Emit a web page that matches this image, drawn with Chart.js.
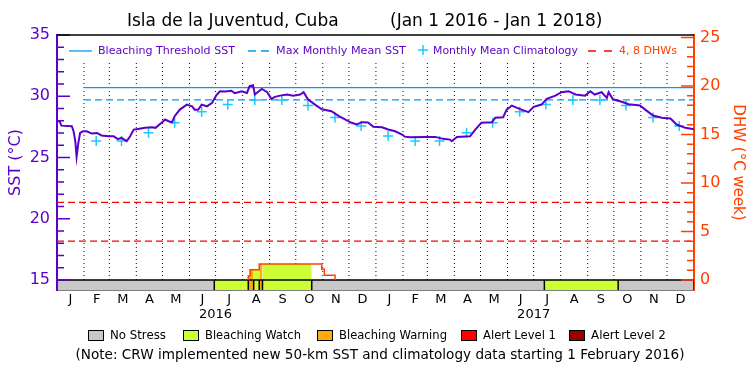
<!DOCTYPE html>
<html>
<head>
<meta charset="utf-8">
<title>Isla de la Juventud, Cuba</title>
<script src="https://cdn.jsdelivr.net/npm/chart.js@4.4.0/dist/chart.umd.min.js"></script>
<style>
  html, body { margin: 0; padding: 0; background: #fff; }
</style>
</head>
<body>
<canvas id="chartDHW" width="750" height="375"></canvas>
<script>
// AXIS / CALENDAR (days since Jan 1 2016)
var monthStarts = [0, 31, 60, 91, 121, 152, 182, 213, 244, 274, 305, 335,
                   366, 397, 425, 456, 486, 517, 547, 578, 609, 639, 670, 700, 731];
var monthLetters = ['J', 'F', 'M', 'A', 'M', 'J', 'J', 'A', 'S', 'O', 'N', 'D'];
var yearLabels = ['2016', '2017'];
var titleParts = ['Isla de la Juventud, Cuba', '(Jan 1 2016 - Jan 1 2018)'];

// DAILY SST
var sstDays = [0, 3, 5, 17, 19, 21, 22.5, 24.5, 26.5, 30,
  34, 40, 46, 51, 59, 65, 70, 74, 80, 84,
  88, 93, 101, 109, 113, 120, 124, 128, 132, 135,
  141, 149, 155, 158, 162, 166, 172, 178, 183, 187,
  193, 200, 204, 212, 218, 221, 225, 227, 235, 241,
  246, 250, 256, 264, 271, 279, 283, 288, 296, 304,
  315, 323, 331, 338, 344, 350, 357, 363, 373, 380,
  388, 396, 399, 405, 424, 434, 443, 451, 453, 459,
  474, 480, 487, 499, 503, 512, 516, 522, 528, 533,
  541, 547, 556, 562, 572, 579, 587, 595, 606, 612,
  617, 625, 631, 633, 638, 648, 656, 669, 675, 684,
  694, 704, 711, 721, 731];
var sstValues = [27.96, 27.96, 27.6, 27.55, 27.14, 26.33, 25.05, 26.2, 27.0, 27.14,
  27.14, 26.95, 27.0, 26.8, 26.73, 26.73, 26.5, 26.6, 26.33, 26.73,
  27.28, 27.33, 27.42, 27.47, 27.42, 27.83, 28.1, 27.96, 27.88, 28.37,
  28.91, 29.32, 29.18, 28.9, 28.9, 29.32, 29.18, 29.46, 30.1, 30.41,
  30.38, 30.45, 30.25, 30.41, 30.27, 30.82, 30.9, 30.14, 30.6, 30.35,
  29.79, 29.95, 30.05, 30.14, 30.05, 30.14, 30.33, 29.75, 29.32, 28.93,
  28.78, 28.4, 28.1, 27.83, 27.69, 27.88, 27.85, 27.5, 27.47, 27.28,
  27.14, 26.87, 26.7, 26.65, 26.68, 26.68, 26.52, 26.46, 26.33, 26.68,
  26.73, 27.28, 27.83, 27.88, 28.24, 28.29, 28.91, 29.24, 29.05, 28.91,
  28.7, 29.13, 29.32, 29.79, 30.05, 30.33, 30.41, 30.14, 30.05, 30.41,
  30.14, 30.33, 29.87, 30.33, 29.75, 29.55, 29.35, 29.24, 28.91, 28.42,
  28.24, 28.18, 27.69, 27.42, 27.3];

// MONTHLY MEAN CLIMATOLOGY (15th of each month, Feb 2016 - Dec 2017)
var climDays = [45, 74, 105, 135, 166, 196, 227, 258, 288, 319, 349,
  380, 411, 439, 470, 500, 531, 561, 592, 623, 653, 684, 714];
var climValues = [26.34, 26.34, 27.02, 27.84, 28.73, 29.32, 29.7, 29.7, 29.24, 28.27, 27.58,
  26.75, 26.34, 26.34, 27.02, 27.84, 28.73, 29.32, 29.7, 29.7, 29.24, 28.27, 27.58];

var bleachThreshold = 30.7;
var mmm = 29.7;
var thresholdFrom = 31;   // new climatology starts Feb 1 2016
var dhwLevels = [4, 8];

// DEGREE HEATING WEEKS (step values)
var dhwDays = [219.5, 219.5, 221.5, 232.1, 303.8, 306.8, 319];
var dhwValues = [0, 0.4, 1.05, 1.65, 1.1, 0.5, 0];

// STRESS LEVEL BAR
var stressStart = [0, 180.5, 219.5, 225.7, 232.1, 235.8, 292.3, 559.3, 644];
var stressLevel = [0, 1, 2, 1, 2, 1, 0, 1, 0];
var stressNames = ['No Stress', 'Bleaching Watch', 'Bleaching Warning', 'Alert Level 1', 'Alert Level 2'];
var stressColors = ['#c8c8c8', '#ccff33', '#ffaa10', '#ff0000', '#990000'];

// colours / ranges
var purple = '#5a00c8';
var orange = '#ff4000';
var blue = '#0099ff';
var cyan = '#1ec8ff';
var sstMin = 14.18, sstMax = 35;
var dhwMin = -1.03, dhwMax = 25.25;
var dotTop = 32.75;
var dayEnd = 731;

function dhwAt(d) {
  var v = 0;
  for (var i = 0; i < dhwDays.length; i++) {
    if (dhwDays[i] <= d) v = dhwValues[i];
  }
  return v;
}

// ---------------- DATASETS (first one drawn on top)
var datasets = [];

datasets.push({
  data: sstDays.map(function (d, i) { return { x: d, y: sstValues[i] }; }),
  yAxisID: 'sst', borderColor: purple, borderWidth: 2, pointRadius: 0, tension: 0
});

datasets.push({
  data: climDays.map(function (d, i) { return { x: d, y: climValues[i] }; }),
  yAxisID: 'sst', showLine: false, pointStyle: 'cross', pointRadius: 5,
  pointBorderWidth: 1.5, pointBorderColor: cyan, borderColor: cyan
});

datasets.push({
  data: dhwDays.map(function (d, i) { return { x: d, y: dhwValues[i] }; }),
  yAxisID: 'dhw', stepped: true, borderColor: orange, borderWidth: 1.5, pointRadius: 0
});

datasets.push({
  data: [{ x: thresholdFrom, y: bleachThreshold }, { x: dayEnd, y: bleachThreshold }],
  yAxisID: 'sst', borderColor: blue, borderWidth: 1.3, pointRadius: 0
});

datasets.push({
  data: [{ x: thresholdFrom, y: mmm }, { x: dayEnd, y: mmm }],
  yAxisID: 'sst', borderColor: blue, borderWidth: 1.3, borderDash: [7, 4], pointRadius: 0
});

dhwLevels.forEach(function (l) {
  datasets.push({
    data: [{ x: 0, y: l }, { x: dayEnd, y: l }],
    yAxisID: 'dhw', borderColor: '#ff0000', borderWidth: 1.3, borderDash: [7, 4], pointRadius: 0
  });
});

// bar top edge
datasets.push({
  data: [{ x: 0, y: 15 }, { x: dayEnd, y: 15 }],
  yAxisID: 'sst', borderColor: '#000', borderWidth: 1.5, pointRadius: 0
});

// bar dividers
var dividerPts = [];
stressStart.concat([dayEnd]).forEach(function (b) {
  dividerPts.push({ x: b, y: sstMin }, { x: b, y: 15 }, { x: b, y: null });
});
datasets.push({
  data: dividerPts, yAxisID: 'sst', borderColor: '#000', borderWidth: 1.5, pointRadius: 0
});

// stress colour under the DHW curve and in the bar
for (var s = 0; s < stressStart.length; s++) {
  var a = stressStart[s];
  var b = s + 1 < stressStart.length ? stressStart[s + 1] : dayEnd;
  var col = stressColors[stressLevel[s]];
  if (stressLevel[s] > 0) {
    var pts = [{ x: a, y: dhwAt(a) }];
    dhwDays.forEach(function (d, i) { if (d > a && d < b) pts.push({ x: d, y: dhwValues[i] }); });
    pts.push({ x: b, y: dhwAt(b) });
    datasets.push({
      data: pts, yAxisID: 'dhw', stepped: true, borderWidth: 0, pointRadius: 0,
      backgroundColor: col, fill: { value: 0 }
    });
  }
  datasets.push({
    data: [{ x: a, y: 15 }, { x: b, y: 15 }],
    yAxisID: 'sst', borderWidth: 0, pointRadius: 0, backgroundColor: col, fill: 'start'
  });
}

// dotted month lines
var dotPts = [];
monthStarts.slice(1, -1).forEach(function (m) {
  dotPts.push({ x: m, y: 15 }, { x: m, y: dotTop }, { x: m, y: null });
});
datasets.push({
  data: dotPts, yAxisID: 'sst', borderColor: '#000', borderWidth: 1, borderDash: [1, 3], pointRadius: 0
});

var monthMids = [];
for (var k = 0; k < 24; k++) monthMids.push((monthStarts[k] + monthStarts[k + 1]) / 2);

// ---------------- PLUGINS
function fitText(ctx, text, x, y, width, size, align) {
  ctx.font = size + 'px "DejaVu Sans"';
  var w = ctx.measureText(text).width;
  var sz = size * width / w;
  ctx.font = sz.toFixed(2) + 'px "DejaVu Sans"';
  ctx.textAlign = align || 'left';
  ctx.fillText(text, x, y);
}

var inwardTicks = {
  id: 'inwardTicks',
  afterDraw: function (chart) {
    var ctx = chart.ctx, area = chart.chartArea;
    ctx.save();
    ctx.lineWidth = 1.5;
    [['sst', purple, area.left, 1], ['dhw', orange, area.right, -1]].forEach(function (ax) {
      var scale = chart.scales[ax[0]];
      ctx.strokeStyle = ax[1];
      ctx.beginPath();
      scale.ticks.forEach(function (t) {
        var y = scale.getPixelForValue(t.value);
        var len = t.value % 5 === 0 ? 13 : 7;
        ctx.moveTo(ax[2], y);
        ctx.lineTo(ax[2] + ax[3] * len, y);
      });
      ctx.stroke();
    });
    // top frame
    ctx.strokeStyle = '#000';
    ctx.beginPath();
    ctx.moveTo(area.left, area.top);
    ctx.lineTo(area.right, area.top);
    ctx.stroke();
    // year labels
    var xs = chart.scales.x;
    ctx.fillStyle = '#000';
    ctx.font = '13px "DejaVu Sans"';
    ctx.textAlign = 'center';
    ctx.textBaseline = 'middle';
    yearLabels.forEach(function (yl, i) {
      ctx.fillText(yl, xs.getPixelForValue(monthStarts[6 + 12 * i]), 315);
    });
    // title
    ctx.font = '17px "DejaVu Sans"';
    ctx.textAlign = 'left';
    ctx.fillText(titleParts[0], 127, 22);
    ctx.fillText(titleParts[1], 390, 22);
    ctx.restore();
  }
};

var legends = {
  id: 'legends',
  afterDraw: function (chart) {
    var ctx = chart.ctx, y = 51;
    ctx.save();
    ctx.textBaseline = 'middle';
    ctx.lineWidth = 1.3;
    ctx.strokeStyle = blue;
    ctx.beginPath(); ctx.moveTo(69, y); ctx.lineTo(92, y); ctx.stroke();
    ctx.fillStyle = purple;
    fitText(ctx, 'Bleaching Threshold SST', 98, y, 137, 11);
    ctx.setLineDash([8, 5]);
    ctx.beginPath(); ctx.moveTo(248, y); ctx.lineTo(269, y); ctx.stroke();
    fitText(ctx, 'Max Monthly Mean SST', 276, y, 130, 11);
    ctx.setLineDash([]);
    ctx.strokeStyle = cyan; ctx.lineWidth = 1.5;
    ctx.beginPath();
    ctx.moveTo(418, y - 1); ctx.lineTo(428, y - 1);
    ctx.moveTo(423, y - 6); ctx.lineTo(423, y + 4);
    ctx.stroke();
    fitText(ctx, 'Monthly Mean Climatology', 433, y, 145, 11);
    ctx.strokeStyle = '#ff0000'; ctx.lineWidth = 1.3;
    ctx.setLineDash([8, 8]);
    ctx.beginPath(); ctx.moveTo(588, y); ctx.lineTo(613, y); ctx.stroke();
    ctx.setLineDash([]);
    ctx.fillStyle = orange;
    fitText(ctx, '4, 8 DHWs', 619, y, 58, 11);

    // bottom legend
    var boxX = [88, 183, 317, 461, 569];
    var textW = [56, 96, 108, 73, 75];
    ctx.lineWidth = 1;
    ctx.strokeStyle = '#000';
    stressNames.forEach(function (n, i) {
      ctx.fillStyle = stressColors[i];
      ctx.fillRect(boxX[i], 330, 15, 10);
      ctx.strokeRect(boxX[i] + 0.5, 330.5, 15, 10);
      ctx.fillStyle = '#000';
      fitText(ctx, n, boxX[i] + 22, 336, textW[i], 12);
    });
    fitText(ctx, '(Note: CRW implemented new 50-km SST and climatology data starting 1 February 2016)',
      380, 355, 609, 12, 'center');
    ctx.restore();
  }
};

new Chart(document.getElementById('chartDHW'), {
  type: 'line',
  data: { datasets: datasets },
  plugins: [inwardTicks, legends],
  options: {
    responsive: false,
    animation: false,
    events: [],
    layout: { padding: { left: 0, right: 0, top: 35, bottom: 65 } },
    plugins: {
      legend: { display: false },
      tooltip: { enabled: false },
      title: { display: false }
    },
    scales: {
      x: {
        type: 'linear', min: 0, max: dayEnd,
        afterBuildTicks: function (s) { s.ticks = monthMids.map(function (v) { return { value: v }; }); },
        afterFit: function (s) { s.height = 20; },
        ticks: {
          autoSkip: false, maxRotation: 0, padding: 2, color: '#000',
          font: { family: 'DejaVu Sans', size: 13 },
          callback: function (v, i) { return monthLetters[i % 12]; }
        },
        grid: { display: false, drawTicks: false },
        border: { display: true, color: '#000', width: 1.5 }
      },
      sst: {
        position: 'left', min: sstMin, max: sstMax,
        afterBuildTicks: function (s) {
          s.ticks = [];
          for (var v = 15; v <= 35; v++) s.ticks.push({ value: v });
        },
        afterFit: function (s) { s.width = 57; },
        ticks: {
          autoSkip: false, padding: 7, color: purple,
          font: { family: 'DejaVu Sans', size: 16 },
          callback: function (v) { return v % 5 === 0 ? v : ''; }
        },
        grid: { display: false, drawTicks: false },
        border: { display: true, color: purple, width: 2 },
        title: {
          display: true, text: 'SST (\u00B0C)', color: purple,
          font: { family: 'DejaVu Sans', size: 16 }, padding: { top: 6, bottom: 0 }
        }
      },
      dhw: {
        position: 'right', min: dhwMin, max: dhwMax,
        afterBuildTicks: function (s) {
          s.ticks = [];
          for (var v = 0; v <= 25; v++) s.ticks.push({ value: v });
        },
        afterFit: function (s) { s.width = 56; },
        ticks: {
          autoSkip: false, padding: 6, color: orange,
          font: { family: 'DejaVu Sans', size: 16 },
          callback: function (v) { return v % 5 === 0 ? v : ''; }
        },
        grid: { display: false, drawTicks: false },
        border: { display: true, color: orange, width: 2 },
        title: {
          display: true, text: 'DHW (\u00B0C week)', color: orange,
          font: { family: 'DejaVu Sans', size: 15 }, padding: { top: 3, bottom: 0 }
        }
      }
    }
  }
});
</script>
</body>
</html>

Problem details:
Copy nothing but the lines from the first one in the listing through the line with "var titleParts = ['Isla", and omit the pictures.

Correct output:
Emit a web page that matches this image, drawn with Chart.js.
<!DOCTYPE html>
<html>
<head>
<meta charset="utf-8">
<title>Isla de la Juventud, Cuba</title>
<script src="https://cdn.jsdelivr.net/npm/chart.js@4.4.0/dist/chart.umd.min.js"></script>
<style>
  html, body { margin: 0; padding: 0; background: #fff; }
</style>
</head>
<body>
<canvas id="chartDHW" width="750" height="375"></canvas>
<script>
// AXIS / CALENDAR (days since Jan 1 2016)
var monthStarts = [0, 31, 60, 91, 121, 152, 182, 213, 244, 274, 305, 335,
                   366, 397, 425, 456, 486, 517, 547, 578, 609, 639, 670, 700, 731];
var monthLetters = ['J', 'F', 'M', 'A', 'M', 'J', 'J', 'A', 'S', 'O', 'N', 'D'];
var yearLabels = ['2016', '2017'];
var titleParts = ['Isla de la Juventud, Cuba', '(Jan 1 2016 - Jan 1 2018)'];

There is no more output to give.